New Cabinet to feature technocrats, not AK Party lawmakers, Erdoğan says


The new Cabinet will mostly consist of technocrats unaffiliated to the ruling Justice and Development Party (AK Party), President Recep Tayyip Erdoğan said Friday.

He added that no AK Party deputies will be chosen as ministers in the new term. Speaking at the AK Party provincial heads meeting in Ankara, Erdoğan said that the new ministers will be designated on the criteria of qualification and competence, adding that dysfunctional institutions inside the state structure will be eliminated.

"On Monday, the first presidential decree will be issued after the swearing-in ceremony, and the Cabinet will be announced that same evening," Erdoğan said.

Erdoğan is expected to deliver a speech during the ceremony where people from all 81 provinces of Turkey will be invited to the presidential complex in Ankara. Also, the presidents of 17 countries, as well as several prime ministers and parliamentary speakers, are expected to attend the ceremony.

Presidents of Bosnia and Herzegovina, Bulgaria, Georgia, Guinea, Kazakhstan, Kyrgyzstan, Macedonia, Pakistan, Somalia, Ukraine, Venezuela and Zambia are among those expected to be present.

Meanwhile, Erdoğan added that the People's Alliance, between the AK Party and Nationalist Movement Party (MHP), will continue in Parliament.

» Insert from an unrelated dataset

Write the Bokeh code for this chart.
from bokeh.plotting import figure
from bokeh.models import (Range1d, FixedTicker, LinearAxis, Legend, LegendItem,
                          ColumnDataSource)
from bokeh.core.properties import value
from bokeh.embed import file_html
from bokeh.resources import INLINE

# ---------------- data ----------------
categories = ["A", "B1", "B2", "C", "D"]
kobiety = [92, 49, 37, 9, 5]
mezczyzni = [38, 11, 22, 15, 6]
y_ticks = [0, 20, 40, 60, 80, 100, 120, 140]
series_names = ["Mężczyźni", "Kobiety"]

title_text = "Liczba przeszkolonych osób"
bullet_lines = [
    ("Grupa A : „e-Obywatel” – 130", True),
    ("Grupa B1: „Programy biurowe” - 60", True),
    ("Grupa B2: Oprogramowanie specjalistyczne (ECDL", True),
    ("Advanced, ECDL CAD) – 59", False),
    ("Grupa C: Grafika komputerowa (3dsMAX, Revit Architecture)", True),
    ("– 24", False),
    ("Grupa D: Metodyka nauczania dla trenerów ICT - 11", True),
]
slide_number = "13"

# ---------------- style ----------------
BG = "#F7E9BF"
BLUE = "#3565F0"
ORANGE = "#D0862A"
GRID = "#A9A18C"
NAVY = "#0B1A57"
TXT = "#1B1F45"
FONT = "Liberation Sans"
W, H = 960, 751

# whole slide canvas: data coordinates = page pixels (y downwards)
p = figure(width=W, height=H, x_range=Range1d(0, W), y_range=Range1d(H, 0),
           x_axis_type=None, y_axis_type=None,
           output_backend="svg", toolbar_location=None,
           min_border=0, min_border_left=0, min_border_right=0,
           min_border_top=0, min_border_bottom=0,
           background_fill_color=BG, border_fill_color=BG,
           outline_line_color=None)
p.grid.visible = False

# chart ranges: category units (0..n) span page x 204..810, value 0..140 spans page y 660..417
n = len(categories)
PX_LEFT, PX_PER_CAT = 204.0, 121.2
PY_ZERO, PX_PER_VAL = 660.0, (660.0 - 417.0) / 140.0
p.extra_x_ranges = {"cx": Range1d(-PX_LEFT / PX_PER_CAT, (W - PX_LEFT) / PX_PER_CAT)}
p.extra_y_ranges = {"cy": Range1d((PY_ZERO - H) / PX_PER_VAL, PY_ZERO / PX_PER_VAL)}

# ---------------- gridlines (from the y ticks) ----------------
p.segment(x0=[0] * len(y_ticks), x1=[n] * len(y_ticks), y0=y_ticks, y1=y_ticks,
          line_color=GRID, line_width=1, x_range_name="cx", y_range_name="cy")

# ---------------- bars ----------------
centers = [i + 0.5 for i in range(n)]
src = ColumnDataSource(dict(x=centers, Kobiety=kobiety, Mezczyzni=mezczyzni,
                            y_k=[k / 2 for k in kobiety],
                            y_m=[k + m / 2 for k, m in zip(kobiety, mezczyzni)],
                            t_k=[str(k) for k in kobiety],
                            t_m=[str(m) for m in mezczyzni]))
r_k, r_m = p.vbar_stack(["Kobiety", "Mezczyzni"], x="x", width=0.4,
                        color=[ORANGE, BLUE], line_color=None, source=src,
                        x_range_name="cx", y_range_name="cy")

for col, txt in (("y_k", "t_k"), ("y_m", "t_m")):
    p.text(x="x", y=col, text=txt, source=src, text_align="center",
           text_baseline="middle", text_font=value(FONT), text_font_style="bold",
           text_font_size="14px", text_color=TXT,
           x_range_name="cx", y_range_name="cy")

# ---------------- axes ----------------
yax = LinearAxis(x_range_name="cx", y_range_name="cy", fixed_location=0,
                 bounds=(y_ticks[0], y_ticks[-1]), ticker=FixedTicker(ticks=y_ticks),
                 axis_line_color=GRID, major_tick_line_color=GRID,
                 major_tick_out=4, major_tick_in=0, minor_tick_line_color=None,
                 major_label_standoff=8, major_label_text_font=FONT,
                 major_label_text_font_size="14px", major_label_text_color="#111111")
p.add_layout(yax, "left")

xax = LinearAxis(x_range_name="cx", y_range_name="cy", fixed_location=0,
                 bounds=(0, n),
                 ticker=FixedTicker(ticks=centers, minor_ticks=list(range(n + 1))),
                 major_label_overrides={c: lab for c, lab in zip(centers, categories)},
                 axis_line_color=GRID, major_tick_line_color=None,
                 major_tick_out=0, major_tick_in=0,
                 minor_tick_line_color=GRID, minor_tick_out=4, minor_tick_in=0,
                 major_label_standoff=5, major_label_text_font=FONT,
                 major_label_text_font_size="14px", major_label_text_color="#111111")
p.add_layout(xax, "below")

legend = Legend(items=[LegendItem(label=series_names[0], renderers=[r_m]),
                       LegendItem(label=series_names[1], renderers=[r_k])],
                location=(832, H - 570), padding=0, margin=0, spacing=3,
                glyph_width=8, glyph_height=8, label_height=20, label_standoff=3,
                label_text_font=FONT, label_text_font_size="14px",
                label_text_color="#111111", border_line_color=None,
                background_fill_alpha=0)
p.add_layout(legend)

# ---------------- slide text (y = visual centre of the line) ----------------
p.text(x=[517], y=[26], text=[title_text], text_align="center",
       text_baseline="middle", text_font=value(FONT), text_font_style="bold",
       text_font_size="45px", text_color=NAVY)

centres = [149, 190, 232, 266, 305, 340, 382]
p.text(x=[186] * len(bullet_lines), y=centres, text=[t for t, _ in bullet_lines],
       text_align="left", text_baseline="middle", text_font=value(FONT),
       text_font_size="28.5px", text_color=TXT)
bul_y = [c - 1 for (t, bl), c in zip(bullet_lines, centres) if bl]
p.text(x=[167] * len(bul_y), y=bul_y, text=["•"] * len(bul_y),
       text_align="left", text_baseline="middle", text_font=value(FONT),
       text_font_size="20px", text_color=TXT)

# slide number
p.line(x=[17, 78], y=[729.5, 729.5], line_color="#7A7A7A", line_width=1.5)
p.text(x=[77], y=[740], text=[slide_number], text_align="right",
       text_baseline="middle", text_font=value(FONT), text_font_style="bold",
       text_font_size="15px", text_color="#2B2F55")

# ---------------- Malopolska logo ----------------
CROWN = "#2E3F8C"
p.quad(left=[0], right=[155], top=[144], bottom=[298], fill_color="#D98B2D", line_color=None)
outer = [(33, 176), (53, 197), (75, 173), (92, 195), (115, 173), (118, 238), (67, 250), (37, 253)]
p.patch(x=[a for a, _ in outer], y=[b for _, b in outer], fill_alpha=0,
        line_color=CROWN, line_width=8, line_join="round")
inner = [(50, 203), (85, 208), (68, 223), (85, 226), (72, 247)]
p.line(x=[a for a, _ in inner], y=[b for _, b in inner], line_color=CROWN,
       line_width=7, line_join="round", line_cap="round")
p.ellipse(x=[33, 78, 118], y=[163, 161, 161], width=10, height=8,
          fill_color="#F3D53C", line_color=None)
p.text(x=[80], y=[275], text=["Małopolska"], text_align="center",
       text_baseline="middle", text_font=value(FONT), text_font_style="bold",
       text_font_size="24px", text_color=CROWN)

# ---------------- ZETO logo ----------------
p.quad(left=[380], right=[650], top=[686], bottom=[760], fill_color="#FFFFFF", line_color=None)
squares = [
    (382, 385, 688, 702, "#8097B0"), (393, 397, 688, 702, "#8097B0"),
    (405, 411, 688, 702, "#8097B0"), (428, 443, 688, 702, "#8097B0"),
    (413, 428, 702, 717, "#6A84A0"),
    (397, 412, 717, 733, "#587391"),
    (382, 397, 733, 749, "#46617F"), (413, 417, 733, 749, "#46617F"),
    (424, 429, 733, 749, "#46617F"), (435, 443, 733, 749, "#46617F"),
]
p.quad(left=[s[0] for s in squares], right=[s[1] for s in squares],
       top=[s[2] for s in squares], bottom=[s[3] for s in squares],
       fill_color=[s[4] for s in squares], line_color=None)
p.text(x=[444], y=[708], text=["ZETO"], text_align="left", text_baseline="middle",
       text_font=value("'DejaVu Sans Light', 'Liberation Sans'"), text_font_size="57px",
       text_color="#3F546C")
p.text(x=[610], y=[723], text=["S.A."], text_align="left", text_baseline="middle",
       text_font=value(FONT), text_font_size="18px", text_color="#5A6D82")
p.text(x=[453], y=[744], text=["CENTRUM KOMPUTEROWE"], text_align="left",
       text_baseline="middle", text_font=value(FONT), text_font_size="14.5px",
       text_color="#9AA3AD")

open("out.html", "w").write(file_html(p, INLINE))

"Unlike those, who are incapable of keeping their alliance on track, we will maintain our partnership [with MHP]," he said. Erdoğan's comments referred to the Nation Alliance, an opposition bloc which was formed by the Republican People's Party (CHP), the Good Party (İP) and the Felicity Party (SP). Officials of parties in Nation Alliance recently confirmed that the alliance was now defunct as the election was over.

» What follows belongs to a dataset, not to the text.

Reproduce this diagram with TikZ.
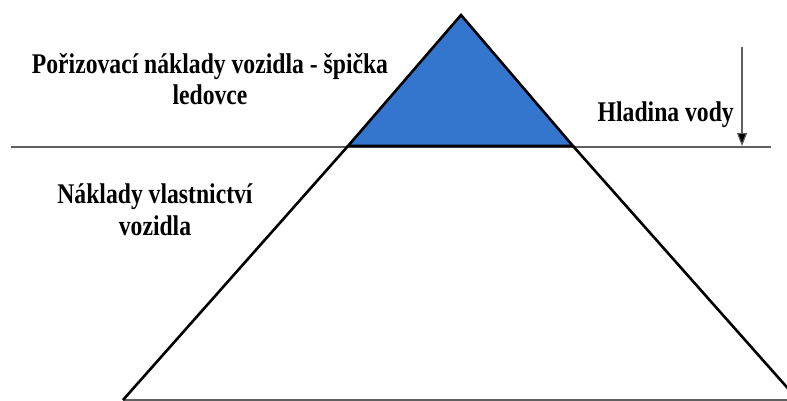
\documentclass[tikz,border=0pt]{standalone}
\usepackage{fontspec}
\setmainfont{Liberation Serif}
\newfontfamily\tallserif[FakeStretch=0.83]{Liberation Serif}
\usetikzlibrary{arrows.meta}
\definecolor{iceblue}{RGB}{52,117,205}
\definecolor{waterline}{RGB}{95,95,95}
\tikzset{
  label text/.style={font=\tallserif\bfseries\fontsize{28.5}{31.5}\selectfont, align=center, inner sep=0pt},
  ice edge/.style={line width=2.6pt, line join=miter},
  thin rule/.style={draw=waterline, line width=1.3pt},
}
\begin{document}
\begin{tikzpicture}[x=1pt,y=-1pt]
  \useasboundingbox (0,0) rectangle (787,401);
  \clip (0,0) rectangle (787,401);
  % iceberg corners
  \coordinate (apex) at (461,15);
  \coordinate (tipL) at (348,146);
  \coordinate (tipR) at (573,146);
  \coordinate (baseL) at (123,400);
  \coordinate (baseR) at (800,402);
  % water surface and sea floor
  \coordinate (waterL) at (11,147);
  \coordinate (waterR) at (771,147);
  \draw[thin rule] (waterL) -- (waterR);
  \draw[thin rule] (baseL) -- (787,400);
  % visible tip of the iceberg
  \filldraw[fill=iceblue, ice edge] (apex) -- (tipL) -- (tipR) -- cycle;
  % submerged part
  \draw[ice edge] (tipL) -- (baseL);
  \draw[ice edge] (tipR) -- (baseR);
  % depth arrow
  \coordinate (arrTop) at (742,47);
  \coordinate (arrBot) at (742,146);
  \draw[draw=waterline, line width=1.1pt, -{Triangle[length=13pt,width=10pt,fill=black]}] (arrTop) -- (arrBot);
  % labels
  \node[label text] (tipText) at (210,79) {Pořizovací náklady vozidla - špička\\ledovce};
  \node[label text, anchor=base east] (levelText) at (734,122) {Hladina vody};
  \node[label text] (ownText) at (155,209.5) {Náklady vlastnictví\\vozidla};
\end{tikzpicture}
\end{document}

Turkey will officially switch to a presidential system that was approved in a referendum on April 16, 2017, with 51.4 percent of votes. The executive system was proposed by the AK Party and backed by the MHP. In the June 24 elections, the AK Party got 42.5 percent of the votes, losing the majority in Parliament, but the MHP received 11.1 percent, pushing the People's Alliance to a 53.6 percent majority.